Li Zhaoning, Ren Jiangtao
School of Data and Computer Science, Guangdong Province Key Lab of Computational Science, Sun Yat-Sen University, Guangzhou, Guangdong 510006, PR China.
J Biomed Inform. 2020 Aug;108:103492. doi: 10.1016/j.jbi.2020.103492. Epub 2020 Jul 6.
Chest imaging reports describe the results of chest radiography procedures. Automatic extraction of abnormal imaging signs from chest imaging reports has a pivotal role in clinical research and a wide range of downstream medical tasks. However, there are few studies on information extraction from Chinese chest imaging reports. In this paper, we formulate chest abnormal imaging sign extraction as a sequence tagging and matching problem. On this basis, we propose a transferred abnormal imaging signs extractor with pretrained ERNIE as the backbone, named EASON (fine-tuning ERNIE with CRF for Abnormal Signs ExtractiON), which can address the problem of data insufficiency. In addition, to assign the attributes (the body part and degree) to corresponding abnormal imaging signs from the results of the sequence tagging model, we design a simple but effective tag2relation algorithm based on the nature of chest imaging report text. We evaluate our method on the corpus provided by a medical big data company, and the experimental results demonstrate that our method achieves significant and consistent improvement compared to other baselines.

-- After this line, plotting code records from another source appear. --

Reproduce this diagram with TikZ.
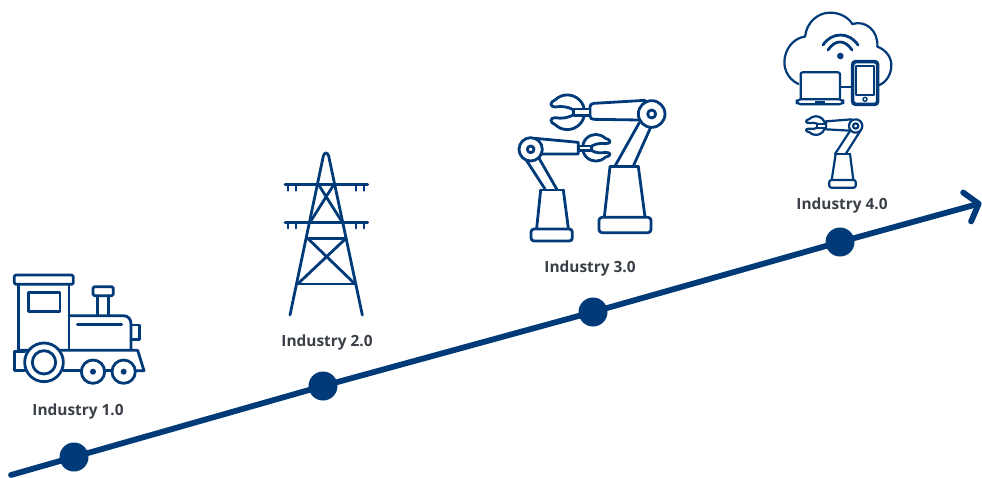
\documentclass[tikz,border=0pt]{standalone}
\usepackage{fontspec}
\setmainfont{Open Sans}
\usetikzlibrary{arrows.meta}
\definecolor{navy}{HTML}{003A78}
\definecolor{labelgray}{HTML}{3A3F47}
\tikzset{
  icon/.style={draw=navy,line width=2.8pt,line join=round,line cap=round},
  thinicon/.style={draw=navy,line width=2.2pt,line join=round,line cap=round},
  dotnode/.style={circle,fill=navy,draw=none,minimum size=29pt,inner sep=0pt},
  lab/.style={text=labelgray,font=\fontsize{15.4pt}{17pt}\selectfont\bfseries,inner sep=0pt},
  timeline/.style={draw=navy,line width=5.8pt,line cap=round,line join=round},
  zoomed/.style={x=0.33333pt,y=-0.33333pt}
}
\begin{document}
\begin{tikzpicture}[x=1pt,y=-1pt]
\useasboundingbox (0,0) rectangle (982,477);
% timeline
\coordinate (start) at (11,475);
\coordinate (tip) at (981.5,203);
\node[dotnode] (d1) at (74,457) {};
\node[dotnode] (d2) at (323,386) {};
\node[dotnode] (d3) at (593,312) {};
\node[dotnode] (d4) at (840,242) {};
\draw[timeline,-{Straight Barb[length=12pt,width=30pt,line width=5.8pt,round]}] (start) -- (d1.center) -- (d2.center) -- (d3.center) -- (d4.center) -- (tip);
% labels
\node[lab] (l1) at (78,411.5) {Industry 1.0};
\node[lab] (l2) at (327,342.5) {Industry 2.0};
\node[lab] (l3) at (590,268.5) {Industry 3.0};
\node[lab] (l4) at (842,205) {Industry 4.0};
% train
\begin{scope}[shift={(0pt,-260pt)},zoomed]
\draw[icon,rounded corners=2pt] (43,45) rectangle (220,73);
\draw[icon] (55,73) -- (55,270);
\draw[icon] (207,73) -- (207,270);
\draw[icon] (85,98) rectangle (180,155);
\draw[icon,rounded corners=1.5pt] (279,80) rectangle (340,107);
\draw[icon] (292,107) -- (292,167);
\draw[icon] (325,107) -- (325,167);
\draw[icon] (207,167) -- (370,167) .. controls (385,167) and (393,178) .. (393,192) -- (393,270);
\draw[icon] (232,193) -- (365,193);
\draw[icon] (393,195) -- (418,195) -- (418,238) -- (393,238);
\draw[icon] (55,271) -- (413,271) -- (432,332) -- (405,332);
\draw[icon] (340,332) -- (315,332);
\draw[icon] (245,332) -- (190,332);
\draw[icon] (75,275) -- (43,275) -- (43,332) -- (75,332);
\draw[icon,fill=white] (132,307) circle[radius=58];
\draw[icon] (132,307) circle[radius=35];
\draw[icon,fill=white] (279,335) circle[radius=35];
\fill[navy] (279,335) circle[radius=9];
\draw[icon,fill=white] (371,335) circle[radius=35];
\fill[navy] (371,335) circle[radius=9];
\end{scope}
% tower
\begin{scope}[shift={(260pt,-140pt)},zoomed]
\draw[icon] (90,525) -- (190,48) .. controls (193,36) and (203,36) .. (206,48) -- (307,525);
\draw[icon] (75,133) -- (323,133);
\draw[icon] (75,247) -- (323,247);
\foreach \x in {83,107,288,312}{
  \draw[thinicon] (\x,133) -- (\x,152);
  \draw[thinicon] (\x,247) -- (\x,265);
}
\draw[icon] (175,133) -- (247,247);
\draw[icon] (222,133) -- (150,247);
\draw[icon] (143,295) -- (258,295);
\draw[icon] (113,432) -- (285,432);
\draw[icon] (143,295) -- (285,432);
\draw[icon] (258,295) -- (113,432);
\end{scope}
% robots
\begin{scope}[shift={(510pt,-85pt)},zoomed]
% big robot
\draw[icon] (405,46) -- (252,55) .. controls (243,56) and (240,60) .. (240,66) -- (240,92) .. controls (240,100) and (245,103) .. (252,103) -- (390,105);
\draw[icon] (135,45) arc[start angle=225,end angle=495,radius=52]
  .. controls (120,114) and (118,98) .. (135,98)
  .. controls (155,102) and (175,98) .. (190,90) -- (190,74)
  .. controls (175,66) and (155,62) .. (135,66)
  .. controls (118,66) and (120,50) .. (135,45);
\draw[icon,fill=white] (192,72) rectangle (240,92);
\draw[icon] (425,87) circle[radius=40];
\draw[icon] (425,87) circle[radius=12];
\draw[icon] (388,113) -- (315,243);
\draw[icon] (422,127) -- (370,243);
\draw[icon] (300,245) -- (385,245);
\draw[icon] (300,245) -- (283,396);
\draw[icon] (385,245) -- (405,396);
\draw[icon,rounded corners=3pt] (267,397) rectangle (423,443);
% small robot
\draw[icon] (75,160) -- (205,172) -- (205,207) -- (92,207);
\draw[icon] (286,160) arc[start angle=-45,end angle=-315,radius=40]
  .. controls (305,212) and (305,202) .. (286,202)
  .. controls (272,205) and (258,204) .. (245,197) -- (245,183)
  .. controls (258,176) and (272,174) .. (286,176)
  .. controls (305,176) and (305,165) .. (286,160);
\draw[icon,fill=white] (205,183) rectangle (245,197);
\draw[icon] (62,193) circle[radius=35];
\draw[icon] (62,193) circle[radius=10];
\draw[icon] (50,227) -- (105,312);
\draw[icon] (86,218) -- (140,312);
\draw[icon] (92,315) -- (160,315);
\draw[icon] (92,315) -- (80,430);
\draw[icon] (160,315) -- (175,430);
\draw[icon,rounded corners=3pt] (63,432) rectangle (187,468);
\end{scope}
% cloud, devices, robot
\begin{scope}[shift={(770pt,0pt)},zoomed]
\draw[thinicon] (85,252) .. controls (50,235) and (38,200) .. (45,170) .. controls (52,135) and (80,112) .. (105,110)
  .. controls (110,65) and (145,38) .. (180,38) .. controls (210,38) and (235,52) .. (247,72)
  .. controls (285,60) and (325,90) .. (322,140) .. controls (350,150) and (366,175) .. (364,200)
  .. controls (362,228) and (345,250) .. (325,256);
\draw[icon] (159,135) .. controls (185,95) and (238,95) .. (264,135);
\draw[icon] (174,150) .. controls (195,118) and (225,118) .. (246,150);
\fill[navy] (211,168) circle[radius=10];
\draw[thinicon,rounded corners=2pt] (92,295) -- (92,217) -- (210,217) -- (210,295);
\draw[thinicon,rounded corners=4pt] (80,298) rectangle (220,313);
\fill[navy] (135,303) rectangle (165,313);
\draw[thinicon] (212,262) -- (247,262);
\draw[navy,line width=3.6pt,rounded corners=3pt] (248,185) rectangle (323,313);
\draw[thinicon] (258,197) rectangle (311,285);
\draw[navy,line width=1.4pt] (285,298) circle[radius=6];
% small robot
\draw[thinicon] (245,358) -- (168,364) -- (168,388) -- (240,392);
\draw[thinicon] (118,357) arc[start angle=225,end angle=495,radius=28]
  .. controls (105,395) and (105,385) .. (118,386)
  .. controls (128,388) and (135,387) .. (142,383) -- (142,371)
  .. controls (135,369) and (128,367) .. (118,369)
  .. controls (105,370) and (105,360) .. (118,357);
\draw[thinicon,fill=white] (142,371) rectangle (168,383);
\draw[thinicon] (257,378) circle[radius=20];
\draw[thinicon] (257,378) circle[radius=8];
\draw[thinicon] (240,393) -- (195,462);
\draw[thinicon] (270,394) -- (227,462);
\draw[thinicon] (197,462) -- (240,462);
\draw[thinicon] (197,462) -- (185,540);
\draw[thinicon] (240,462) -- (250,540);
\draw[thinicon,rounded corners=2pt] (178,540) rectangle (257,563);
\end{scope}
\end{tikzpicture}
\end{document}
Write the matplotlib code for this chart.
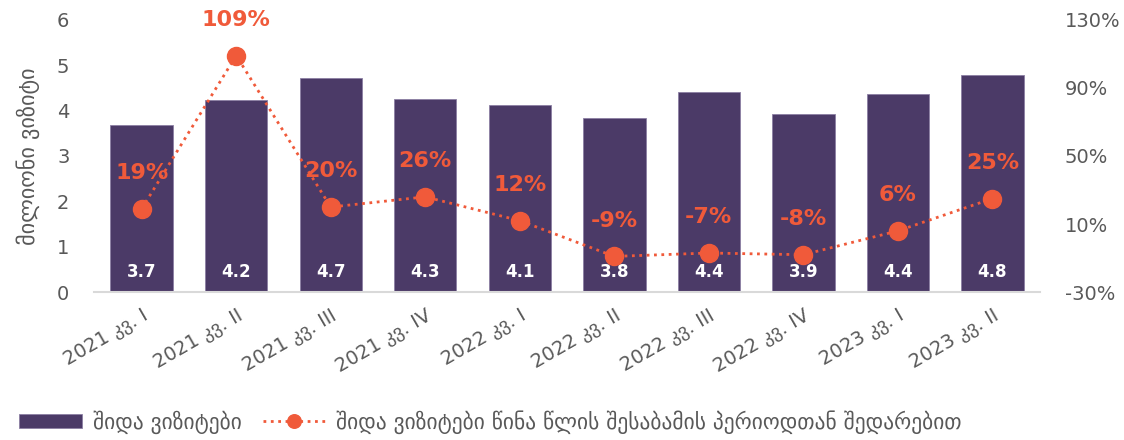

胸部影像报告描述了胸部X光检查程序的结果。从胸部影像报告中自动提取异常影像特征在临床研究和广泛的下游医学任务中具有关键作用。然而,针对中文胸部影像报告的信息提取研究较少。在本文中,我们将胸部异常影像特征提取表述为一个序列标注和匹配问题。在此基础上,我们提出了一种以预训练的ERNIE为骨干的迁移式异常影像特征提取器,名为EASON(使用CRF微调ERNIE进行异常特征提取),它可以解决数据不足的问题。此外,为了从序列标注模型的结果中为相应的异常影像特征赋予属性(身体部位和程度),我们基于胸部影像报告文本的性质设计了一种简单而有效的tag2relation算法。我们在一家医学大数据公司提供的语料库上评估了我们的方法,实验结果表明,与其他基线方法相比,我们的方法取得了显著且一致的改进。